Hay que asumir los riesgos. Y en ese riesgo, no guardarse nada (por favor). Es la manera más eficaz de sacar provecho de aquel grito de otoño, hoy disperso entre los susurros y el alboroto de la primavera. Para hacer lo imposible se necesita tener miedo y tirar para adelante.
El fútbol del interior es la madre. La madre, la hermana, el hermano y el padre. Es el que sale del laburo pensando en cerrar al puntero contrario, el albañil que juega de 10, la gurisa aquella a la que trataban de torta porque nunca se animaron a enfrentarla. Es el verso escondido, el banderín del córner soportando la joroba, las áreas peladas pero las tribunas llenas. Escribió el poeta que se habla de presión, se habla de rabia. Se habla de reír, se habla de fama. Se habla del dolor. Se habla del drama. Se habla con pasión. Cara con cara.
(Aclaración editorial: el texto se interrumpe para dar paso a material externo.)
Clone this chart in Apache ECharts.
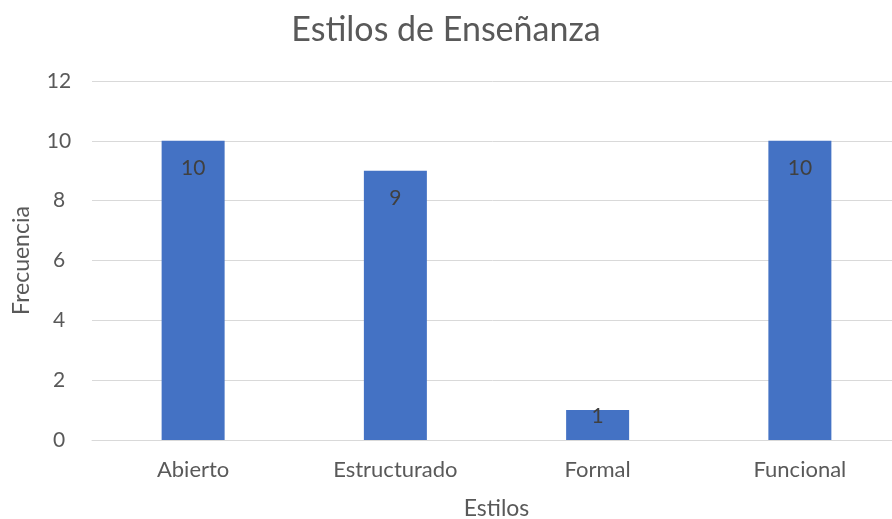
<!DOCTYPE html>
<html>
<head>
<meta charset="utf-8">
<script src="https://cdn.jsdelivr.net/npm/echarts@6/dist/echarts.min.js"></script>
<style>
	html, body { margin: 0; padding: 0; background: #fff; }
	#chart { width: 892px; height: 519px; }
</style>
</head>
<body>
<div id="chart"></div>
<script>
// datos
var categorias = ['Abierto', 'Estructurado', 'Formal', 'Funcional'];
var frecuencias = [10, 9, 1, 10];
var ticksY = [0, 2, 4, 6, 8, 10, 12];

var fuente = 'Lato, "Open Sans", sans-serif';
var chart = echarts.init(document.getElementById('chart'));

var datos = frecuencias.map(function (v) {
	// la etiqueta de barras cortas se centra sobre el borde
	if (v < 2) {
		return { value: v, label: { position: 'insideTop', distance: -4 } };
	}
	return v;
});

var opt = {
	animation: false,
	title: {
		text: 'Estilos de Enseñanza',
		left: 'center',
		top: 8,
		textStyle: { fontFamily: fuente, fontSize: 34, fontWeight: 'normal', color: '#595959' }
	},
	grid: { left: 92, right: -9, top: 81, bottom: 79, outerBoundsMode: 'none', containLabel: false },
	xAxis: {
		type: 'category',
		data: categorias,
		name: 'Estilos',
		nameLocation: 'middle',
		nameGap: 57,
		nameTextStyle: { fontFamily: fuente, fontSize: 23, color: '#595959' },
		axisLine: { lineStyle: { color: '#d9d9d9', width: 1 } },
		axisTick: { show: false },
		axisLabel: { fontFamily: fuente, fontSize: 22, color: '#595959', margin: 19 }
	},
	yAxis: {
		type: 'value',
		min: ticksY[0],
		max: ticksY[ticksY.length - 1],
		interval: 2,
		name: 'Frecuencia',
		nameLocation: 'middle',
		nameGap: 59,
		nameTextStyle: { fontFamily: fuente, fontSize: 23, color: '#595959' },
		axisLine: { show: false },
		axisTick: { show: false },
		splitLine: { lineStyle: { color: '#d9d9d9', width: 1 } },
		axisLabel: { fontFamily: fuente, fontSize: 21, color: '#595959', margin: 33, align: 'center' }
	},
	series: [{
		type: 'bar',
		data: datos,
		barWidth: 63,
		itemStyle: { color: '#4472c4' },
		label: {
			show: true,
			position: 'insideTop',
			distance: 17,
			fontFamily: fuente,
			fontSize: 21,
			color: '#404040'
		}
	}]
};
chart.setOption(opt);
</script>
</body>
</html>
90 milagros peleándole al viento, diría Agustín. Trayecto a trayecto, escalón por escalón, congeniando un montón inacabable de contraposiciones que surgen cuando dos o más sintonías buscan lo mismo. Cuál será la mejor manera de decir adiós sin dañar la imagen construida. Cómo será la victoria esta vez. Así la cabeza, hasta que llega el último de los días, antesala del día final, presuroso entre su azar y su destino.
Entonces, salir campeón. Acá iría tu nombre.